Pour Jean-Paul Lescorce, qui a lancé des visites en allemand et en anglais, même de nuit. «C’est un double devoir de mémoire: envers mon père, réquisitionné comme 2 à 3000 Médocains pour construire ces bunkers, et envers les hommes tombés pour les libérer» en avril 1945, une des dernières — et meurtrière — poches de résistance nazie.

Ces dernières années, plusieurs associations locales ont émergé, à Soulac et à Arcachon, qui voient le patrimoine dans les blockhaus, même si tous n’eurent pas le destin, ou la notoriété, de la Batterie de Longues-sur-Mer, un rare bunker classé, ou de la Batterie Todt à Calais.

«Sur le terrain, on sent un intérêt historique du public, une vraie curiosité, des questionnements, avec une génération qui n’a pas connu l’Occupation», explique le plongeur et «bunkerologue» Marc Mentel, dont l’association Gramasa a «redécouvert» et fait visiter des bunkers — certains immergés — autour du Bassin d’Arcachon. Expertise reconnue au point d’avoir été chargée, en 2011-12, d’un inventaire pour l’Observatoire de la côte aquitaine.

L’Office national des Forêts (ONF), gardien du littoral, reconnaît «une autre approche des bunkers, désormais. Avant, on avait une vision surtout sécuritaire: déminage en cas de munitions découvertes ou sécurisation de ferrailles, de morceaux éventrés ou déstabilisés…», explique David Rosebery, chef de projet Littoral à l’ONF.

À présent, on regarde aussi la valeur patrimoniale, «la structure est-elle unique ou intéressante’», et l’environnement. Car ces masses de béton en milieu de sable permettent à certaines espèces de prospérer, tel le lézard ocellé, protégé.

Marqueurs d’érosion

Du coup, dit-il, on évite plutôt de détruire comme jusqu’il y a 15-20 ans. Ce qui d’ailleurs n’est pas une mince affaire: «L’épaisseur des murs était de deux mètres, avec un maillage intérieur, des carrés de 25 cm, d’un fer à béton plus épais que le pouce…», décrit Jean-Paul Lescorce. À Ondres fin 2014, détruire deux blockhaus sur la plage a pris des semaines et coûté plus de 70 000 euros (environ 105 000 $ CAD).

Mais il y a l’océan, l’érosion dunaire. Dans les passes du Bassin d’Arcachon une vingtaine de bunkers sont sous l’eau depuis des lustres. Ailleurs en Gironde, dans les Landes, d’autres disparaissent, réémergent, au gré des marées et des cycles «d’engraissement» de la plage.

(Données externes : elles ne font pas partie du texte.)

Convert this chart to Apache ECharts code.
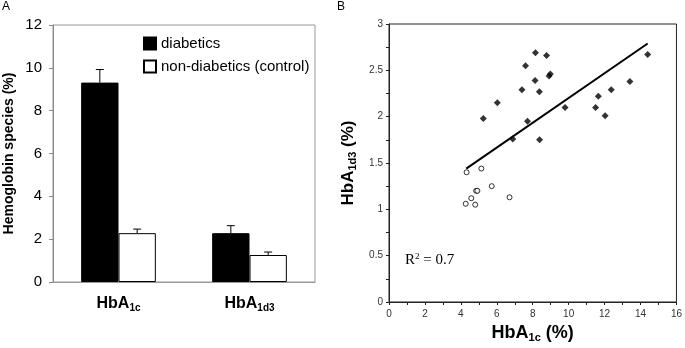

«À terme, les bunkers du rivage sont voués à disparaître peu à peu», dit Marc Mentel, conscient que «tout n’est pas valorisable», mais qui rêve d’un classement pour les bunkers les plus préservés ou instructifs. D’ici là, certains trouvent une vocation géologique inédite: «marqueurs d’érosion», car nul mieux que leur masse permet de mesurer le recul du trait de côte, de un à trois mètres par an par endroits.